Şensoy was an elite representative of the Foreign Ministry who enjoyed a successful career in which he took several sensitive posts.
Following his childhood in Istanbul and his graduation from the British High School for Boys, Şensoy graduated from the political sciences faculty of the University of Ankara, known as “Mülkiye” since the Ottoman era, in 1968. It was a time when the school, in the words of popular historian Professor İlber Ortaylı, was in “one of its heydays.”
After joining the Foreign Ministry, Şensoy soon rose to prominence, becoming an “advisor” to then Prime Minister Turgut Özal during the 1980s. “Even the [ruling Motherland Party] ANAP and [its leader] Özal, who were generally allergic to Mülkiye graduates, recognized that in Nabi Şensoy’s personality they couldn’t break away from them,” Ortaylı said following Şensoy’s death.
At the age of 45, Şensoy was appointed as Turkey’s ambassador to Madrid. Then he was given high-level tasks in Ankara and sent as an ambassador to Moscow and Washington. He thus became the second diplomat, after Hüseyin Ragıp Baydur, to represent Turkey as an ambassador in both Cold War capitals.
“As a diplomat he was realistic and prudent, and on top of this he was very discreet. Daring to express his observations to the political authority very clearly and without hesitation was another of his traits,” one of Şensoy’s former colleagues, retired ambassador Volkan Vural, said.
Unfortunately, Şensoy ended his successful career under a shadow of arguments.

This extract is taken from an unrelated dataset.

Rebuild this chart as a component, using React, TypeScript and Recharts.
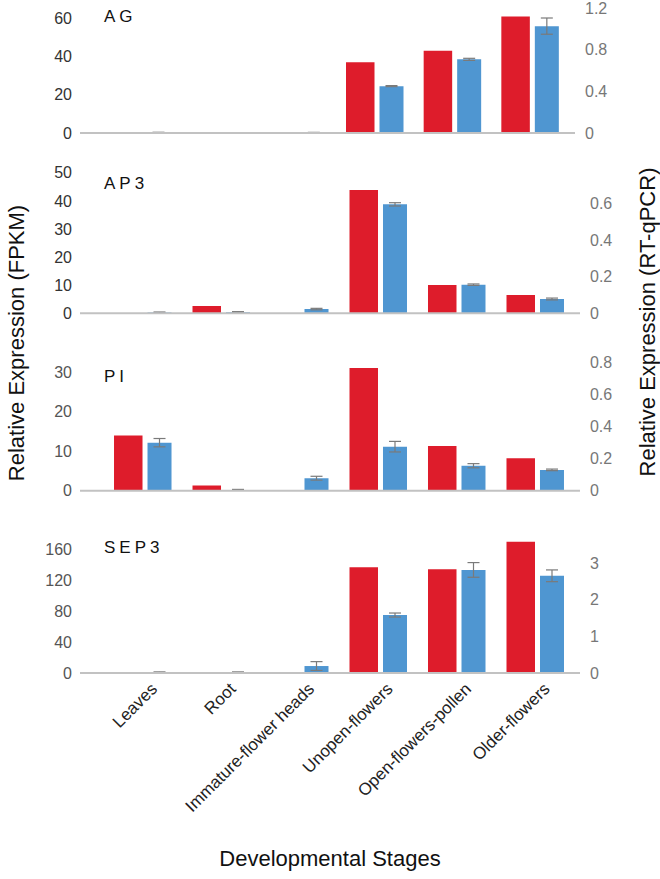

Problems arose when the foreign ministers of Turkey and the U.S. were not invited to a tête-à-tête between then Turkish Prime Minister Recep Tayyip Erdoğan and former U.S. President Barack Obama in Washington on Dec. 7, 2009.

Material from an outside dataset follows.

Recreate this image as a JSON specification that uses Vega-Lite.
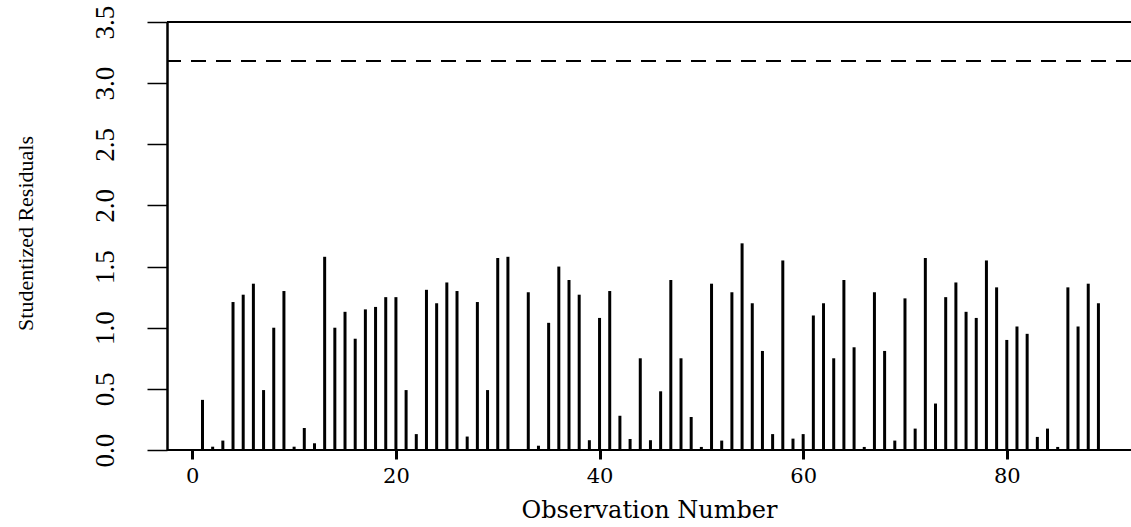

When Hillary Clinton, then U.S. Secretary of State, left the room to let Erdoğan and Obama talk privately after the meetings between the delegations were concluded, then Turkish Foreign Minister Ahmet Davutoğlu had to follow her out.
Davutoğlu could not come to terms with being cast aside and rebuked Ambassador Şensoy in one of the rooms of the White House, holding him responsible for the situation. Şensoy did not take the accusations well and responded in kind. He kept his pride intact but the incident led him behind shown the door at the ministry.

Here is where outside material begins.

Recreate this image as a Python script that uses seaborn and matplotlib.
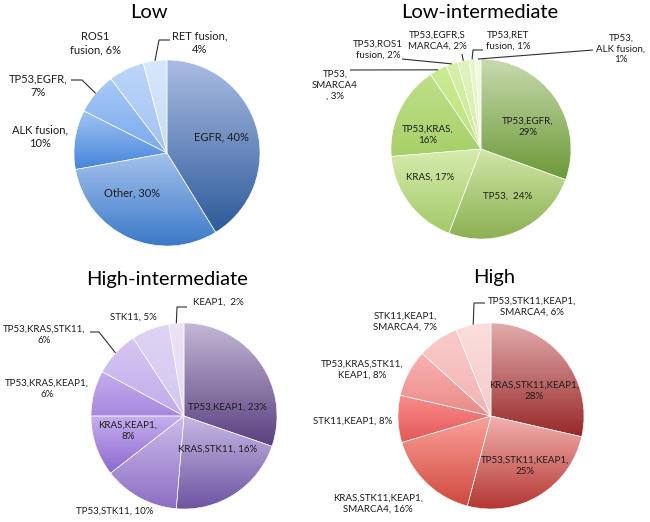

On that same day, Şensoy wired the ministry, requesting that he be recalled to Ankara from his post in Washington.
It is noteworthy that the press asked Erdoğan to comment on this incident after completing his trip to the U.S. and Mexico and returning to Ankara.
“It is not absolutely necessary to involve foreign ministers in such bilateral meetings. In case of a two-way reconciliation there is no need to insist. So we held a tête-à-tête. And because the Turkish Foreign Minister did not attend, the U.S. Secretary of State also did not attend,” he said at the time.
So for Erdoğan there was no problem. There was a “reconciliation” between Obama and himself and the foreign ministers were not invited to the meeting.
After this incident, Şensoy left Washington early for Turkey. He retired and moved to the western province of İzmir after a long career of service. He never spoke about the Washington incident and preferred to keep silent, spending his last years in quiet seclusion.
Nabi Şensoy’s firm stance in that incident has been compared to a “certificate of honor” that crowned his achievements in a successful career at the Foreign Ministry.